Due: 9/7/2016, 11:59pm
Data source: Dropbox public link
Before getting started, you will need to install SQLite. If you use a package manager like Homebrew or apt-get (which I highly recommend), the easiest way to install SQLite is brew install sqlite
or sudo apt-get install sqlite3
. Otherwise, see the SQLite downloads page. If you have an older version of SQLite on your system, please make sure you update to SQLite3 for consistency's sake.
Once you have SQLite3, you just need to type sqlite3 clinton_emails.sqlite
in the directory with the clinton_email.sqlite
file to open up the database with a SQLite shell.
For those of you who don't know, Secretary of State Hillary Clinton used a private email server for official governmental business. An FBI investigation recently concluded that her behavior was "extremely careless" but decided not to pursue legal action against her.
Your job is to investigate the damage that could have been done if a malicious hacker did in fact gain access to this poorly protected email server. We've loaded her emails as well as a few pieces of auxilliary information into a few SQLite tables for you to play around with.

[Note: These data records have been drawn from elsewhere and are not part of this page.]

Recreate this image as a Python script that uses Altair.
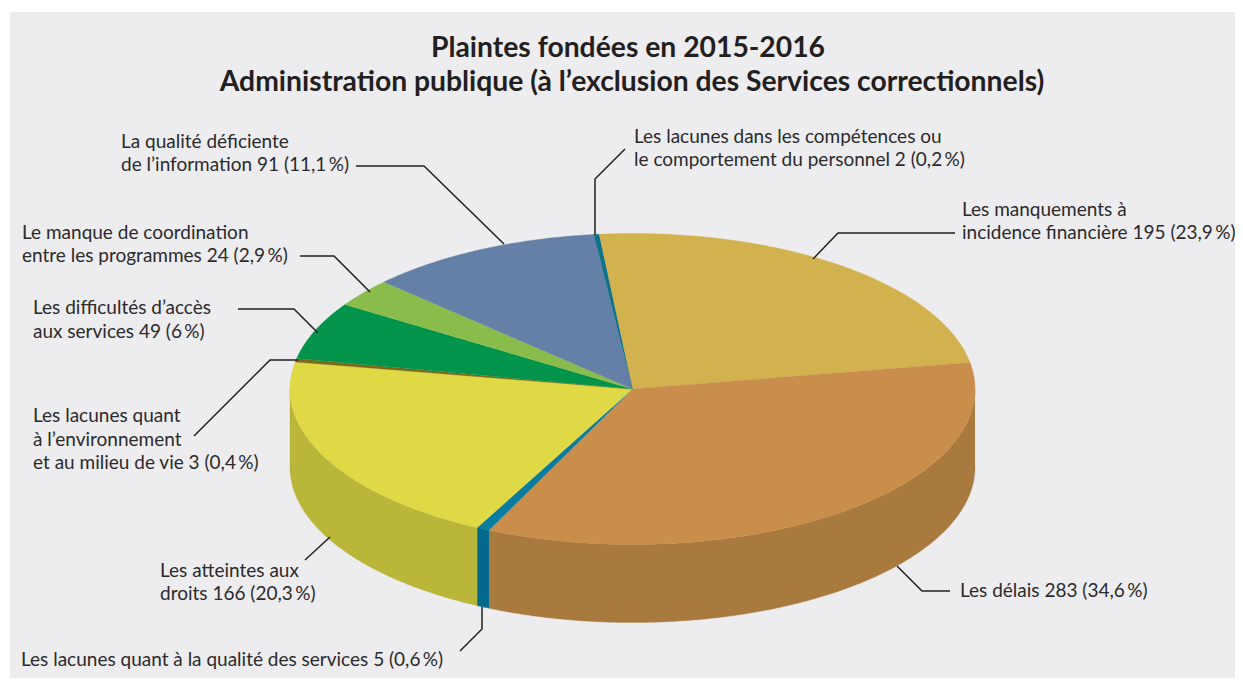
import math
import altair as alt
import pandas as pd

# ---- values
categories = ["manquements", "delais", "services", "droits", "environnement",
              "acces", "coordination", "information", "competences"]
counts = [195, 283, 5, 166, 3, 49, 24, 91, 2]
top_colors = ["#d2b24f", "#c98e4c", "#0a7ca0", "#dfd945", "#7d6a14",
              "#02944a", "#8abc4b", "#6580a6", "#0f718a"]
wall_colors = ["#a87a3d", "#a87a3d", "#03688b", "#b9b63a", "#8f8a30",
               "#02944a", "#8abc4b", "#6580a6", "#0f718a"]
title_lines = ["Plaintes fondées en 2015-2016",
               "Administration publique (à l’exclusion des Services correctionnels)"]
label_lines = ["La qualité déficiente", "de l’information 91 (11,1\u2009%)",
               "Les lacunes dans les compétences ou", "le comportement du personnel 2 (0,2\u2009%)",
               "Les manquements à", "incidence financière 195 (23,9\u2009%)",
               "Le manque de coordination", "entre les programmes 24 (2,9\u2009%)",
               "Les difficultés d’accès", "aux services 49 (6\u2009%)",
               "Les lacunes quant", "à l’environnement", "et au milieu de vie 3 (0,4\u2009%)",
               "Les atteintes aux", "droits 166 (20,3\u2009%)",
               "Les lacunes quant à la qualité des services 5 (0,6\u2009%)",
               "Les délais 283 (34,6\u2009%)"]

# ---- layout (reference pixel space)
W, H = 1235, 678
CX, CY, RX, RY, DEPTH = 632.5, 389.0, 342.5, 155.5, 78.0
START = -5.6
FONT = "Lato"
FS = 19.0
label_pos = [(121, 142), (121, 165), (634, 137), (634, 160), (962, 210), (962, 233),
             (22, 233), (22, 256), (33, 308), (33, 332), (33, 416), (33, 440), (33, 463),
             (160, 571), (160, 594), (21, 660), (960, 591)]
title_pos = [(628, 49), (632, 83)]
leaders = [[(356, 166), (424, 166), (504, 244)],
           [(625, 149), (595, 179), (595, 235)],
           [(813, 259), (838, 233), (955, 233)],
           [(300, 256), (334, 256), (370, 292)],
           [(238, 309), (294, 309), (318, 333)],
           [(194, 436), (270, 360), (298, 360)],
           [(305, 560), (330, 537)],
           [(482, 607), (482, 629), (460, 651)],
           [(897, 566), (922, 591), (950, 591)]]


def pt(a, dz=0.0):
    r = math.radians(a)
    return CX + RX * math.sin(r), CY - RY * math.cos(r) + dz


def arc(a1, a2):
    n = max(2, int(abs(a2 - a1) / 0.5) + 1)
    return [a1 + (a2 - a1) * i / (n - 1) for i in range(n)]


total = sum(counts)
tops, walls = [], []
a = START
for cat, c in zip(categories, counts):
    b = a + c / total * 360
    poly = [(CX, CY)] + [pt(t) for t in arc(a, b)]
    tops += [dict(k=cat, i=i, x=p[0], y=p[1]) for i, p in enumerate(poly)]
    lo, hi = max(a, 90), min(b, 270)
    if hi > lo:
        ts = arc(lo, hi)
        poly = [pt(t) for t in ts] + [pt(t, DEPTH) for t in reversed(ts)]
        walls += [dict(k=cat, i=i, x=p[0], y=p[1]) for i, p in enumerate(poly)]
    a = b

X = lambda f="x": alt.X(f, type="quantitative", axis=None,
                        scale=alt.Scale(domain=[8, W], range=[0, W - 8], nice=False, zero=False))
Y = lambda f="y": alt.Y(f, type="quantitative", axis=None,
                        scale=alt.Scale(domain=[8, H], range=[0, H - 8], nice=False, zero=False))

panel = alt.Chart(pd.DataFrame([dict(x=10, x2=W, y=12, y2=H)])).mark_rect(color="#edecef").encode(
    x=X(), x2="x2", y=Y(), y2="y2")


def polys(rows, colors):
    scale = alt.Scale(domain=categories, range=colors)
    return alt.Chart(pd.DataFrame(rows)).mark_line(strokeWidth=0.4, interpolate="linear").encode(
        x=X(), y=Y(), order="i:Q",
        stroke=alt.Stroke("k:N", scale=scale, legend=None),
        fill=alt.Fill("k:N", scale=scale, legend=None))


lead_rows = [dict(k=str(n), i=i, x=p[0], y=p[1]) for n, l in enumerate(leaders) for i, p in enumerate(l)]
lead = alt.Chart(pd.DataFrame(lead_rows)).mark_line(color="#231f20", strokeWidth=1.5).encode(
    x=X(), y=Y(), order="i:Q", detail="k:N")

labels = alt.Chart(pd.DataFrame([dict(t=t, x=p[0], y=p[1]) for t, p in zip(label_lines, label_pos)])).mark_text(
    align="left", baseline="middle", font=FONT, fontSize=FS, color="#2b2a2c").encode(x=X(), y=Y(), text="t:N")

titles = alt.Chart(pd.DataFrame([dict(t=t, x=p[0], y=p[1]) for t, p in zip(title_lines, title_pos)])).mark_text(
    align="center", baseline="middle", font=FONT, fontSize=28.3, fontWeight="bold", color="#231f20").encode(
    x=X(), y=Y(), text="t:N")

chart = alt.layer(panel, polys(walls, wall_colors), polys(tops, top_colors), lead, labels, titles).resolve_scale(
    stroke="independent", fill="independent"
).properties(width=W - 8, height=H - 8, padding=0, autosize="none",
             background="#ffffff").configure_view(stroke=None)
chart.save("out.html", embed_options={"renderer": "svg", "actions": False})
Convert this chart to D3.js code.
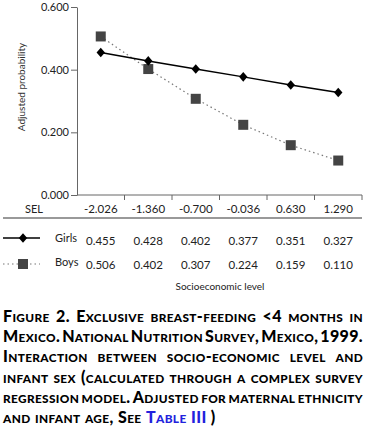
<!DOCTYPE html>
<html><head><meta charset="utf-8">
<script src="https://cdn.jsdelivr.net/npm/d3@7/dist/d3.min.js"></script>
<style>
html,body{margin:0;padding:0;background:#fff;}
svg{display:block;}
</style></head>
<body>
<script>
const selLevels = ["-2.026","-1.360","-0.700","-0.036","0.630","1.290"];
const girls = [0.455,0.428,0.402,0.377,0.351,0.327];
const boys = [0.506,0.402,0.307,0.224,0.159,0.110];
const yTicks = [0, 0.2, 0.4, 0.6];
const seriesNames = ["Girls","Boys"];
const captionLines = [
  "Figure 2. Exclusive breast-feeding <4 months in",
  "Mexico. National Nutrition Survey, Mexico, 1999.",
  "Interaction between socio-economic level and",
  "infant sex (calculated through a complex survey",
  "regression model. Adjusted for maternal ethnicity",
  "and infant age, See Table III)"
];

const W = 370, H = 429;
const svg = d3.select("body").append("svg").attr("width", W).attr("height", H);
const font = "Lato, 'Open Sans', sans-serif";

const x = d3.scaleBand().domain(selLevels).range([77, 362]).padding(0);
const y = d3.scaleLinear().domain([0, 0.6]).range([195, 7]);

// Y axis
const yAxis = svg.append("g").attr("transform", "translate(77,0)")
  .call(d3.axisLeft(y).tickValues(yTicks).tickFormat(d3.format(".3f")).tickSize(6).tickSizeOuter(0));
yAxis.select(".domain").attr("stroke", "#666");
yAxis.selectAll(".tick line").attr("stroke", "#666");
yAxis.selectAll(".tick text").attr("font-family", font).attr("font-size", 11).attr("fill", "#222").attr("x", -8);

// X axis line and band-edge ticks
svg.append("line").attr("x1", 77).attr("x2", 362).attr("y1", y(0)).attr("y2", y(0)).attr("stroke", "#666");
const edges = selLevels.map(d => x(d) + x.bandwidth());
svg.selectAll(".xt").data(edges).join("line")
  .attr("x1", d => d).attr("x2", d => d).attr("y1", y(0)).attr("y2", y(0) + 5).attr("stroke", "#666");

// Y label
svg.append("text").attr("transform", "translate(25,87) rotate(-90)")
  .attr("text-anchor", "middle").attr("font-family", font).attr("font-size", 10).attr("fill", "#333")
  .text("Adjusted probability");

const cx = d => x(d) + x.bandwidth() / 2;
const diamond = "M0,-4.8L4.2,0L0,4.8L-4.2,0Z";

const boysData = selLevels.map((s, i) => ({s, v: boys[i]}));
const girlsData = selLevels.map((s, i) => ({s, v: girls[i]}));
const line = d3.line().x(d => cx(d.s)).y(d => y(d.v));
svg.append("path").datum(boysData).attr("d", line).attr("fill", "none")
  .attr("stroke", "#777").attr("stroke-width", 1.2).attr("stroke-dasharray", "1.5,3");
svg.append("path").datum(girlsData).attr("d", line).attr("fill", "none")
  .attr("stroke", "#000").attr("stroke-width", 1.5);
svg.selectAll(".bsq").data(boysData).join("rect")
  .attr("x", d => cx(d.s) - 5).attr("y", d => y(d.v) - 5).attr("width", 10).attr("height", 10)
  .attr("fill", "#444");
svg.selectAll(".gdm").data(girlsData).join("path")
  .attr("transform", d => `translate(${cx(d.s)},${y(d.v)})`).attr("d", diamond).attr("fill", "#000");

// Table
svg.append("text").attr("x", 25).attr("y", 213).attr("font-family", font).attr("font-size", 11)
  .attr("fill", "#222").text("SEL");
svg.selectAll(".selt").data(selLevels).join("text")
  .attr("x", d => cx(d)).attr("y", 213).attr("text-anchor", "middle")
  .attr("font-family", font).attr("font-size", 11.5).attr("fill", "#222").text(d => d);
svg.append("line").attr("x1", 3).attr("x2", 362).attr("y1", 218).attr("y2", 218)
  .attr("stroke", "#999").attr("stroke-width", 2);

const rows = [{name: seriesNames[0], vals: girls, ly: 238, ty: 245},
              {name: seriesNames[1], vals: boys, ly: 264, ty: 269}];
rows.forEach((r, ri) => {
  svg.append("line").attr("x1", 3).attr("x2", 40).attr("y1", r.ly).attr("y2", r.ly)
    .attr("stroke", ri === 0 ? "#000" : "#777").attr("stroke-width", ri === 0 ? 1.5 : 1.2)
    .attr("stroke-dasharray", ri === 0 ? null : "1.5,3");
  if (ri === 0) svg.append("path").attr("transform", `translate(23,${r.ly})`).attr("d", diamond).attr("fill", "#000");
  else svg.append("rect").attr("x", 18).attr("y", r.ly - 5).attr("width", 10).attr("height", 10).attr("fill", "#444");
  svg.append("text").attr("x", 55).attr("y", r.ty - 3).attr("font-family", font).attr("font-size", 11)
    .attr("fill", "#222").text(r.name);
  svg.selectAll(".rv" + ri).data(r.vals).join("text")
    .attr("x", (d, i) => cx(selLevels[i])).attr("y", r.ty).attr("text-anchor", "middle")
    .attr("font-family", font).attr("font-size", 11.5).attr("fill", "#222").text(d => d3.format(".3f")(d));
});
svg.append("text").attr("x", 220).attr("y", 290).attr("text-anchor", "middle")
  .attr("font-family", font).attr("font-size", 10).attr("fill", "#222").text("Socioeconomic level");

// Caption (small caps, justified)
const base = 16, sc = 0.74;
function addSC(t, str, color) {
  const runs = [];
  for (const ch of str) {
    const small = /[a-z]/.test(ch);
    if (runs.length && runs[runs.length - 1].small === small) runs[runs.length - 1].s += ch;
    else runs.push({small, s: ch});
  }
  runs.forEach(r => t.append("tspan").attr("font-size", r.small ? base * sc : base)
    .attr("fill", color).text(r.small ? r.s.toUpperCase() : r.s));
}
const left = 3, right = 363;
captionLines.forEach((ln, li) => {
  const by = 322 + li * 20.2;
  const words = ln.split(" ");
  const nodes = words.map(w => {
    const t = svg.append("text").attr("y", by).attr("font-family", font).attr("font-weight", 900)
      .attr("letter-spacing", 0.35).attr("fill", "#000");
    if (w === "Table") addSC(t, w, "#2222dd");
    else if (w === "III)") { addSC(t, "III", "#2222dd"); addSC(t, " )", "#000"); }
    else addSC(t, w, "#000");
    return t;
  });
  const widths = nodes.map(n => n.node().getComputedTextLength());
  const total = d3.sum(widths);
  const last = li === captionLines.length - 1;
  const gap = last ? 4.5 : (right - left - total) / (words.length - 1);
  let xx = left;
  nodes.forEach((n, i) => { n.attr("x", xx); xx += widths[i] + gap; });
});
</script>
</body></html>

Before starting the assignment, you should spend a few minutes familiarizing yourself with the data. There are 4 tables that you will be writing queries on: Emails
, Persons
, Aliases
, and EmailReceivers
. For a more detailed description of the dataset including the fields in each table and their types, take a look at the Kaggle description of the dataset or use the .schema
utility below.
Keep in mind that SQLite has a number of useful utilities. For example, .tables
will show you all the tables in your database, and .schema {tablename}
will show you the schema of {tablename}
.
There are 7 queries that you’re going to write for this assignment. Write them in hw1.sql
and submit.
- Find the number of emails that mention “Obama” in the
ExtractedBodyText
of the email. - Among people with Aliases, find the average number of Aliases each person has.
- Find the
MetadataDateSent
on which the most emails were sent and the number of emails that were sent on that date. Note that that many emails do not have a date -- don’t include those in your count. - Find out how many distinct
id
s refer to Hillary Clinton.- Hint: You might want to create a view with the ids of her aliases for future queries. See this tutorial. Make sure to include her actual
personId
!
- Hint: You might want to create a view with the ids of her aliases for future queries. See this tutorial. Make sure to include her actual
- Find the number of emails in the database sent by Hillary Clinton. Keep in mind that there are multiple aliases (from the previous question) that the email could’ve been sent from.
- Find the names of the 5 people who emailed Hillary Clinton the most.
- Find the names of the 5 people that Hillary Clinton emailed the most.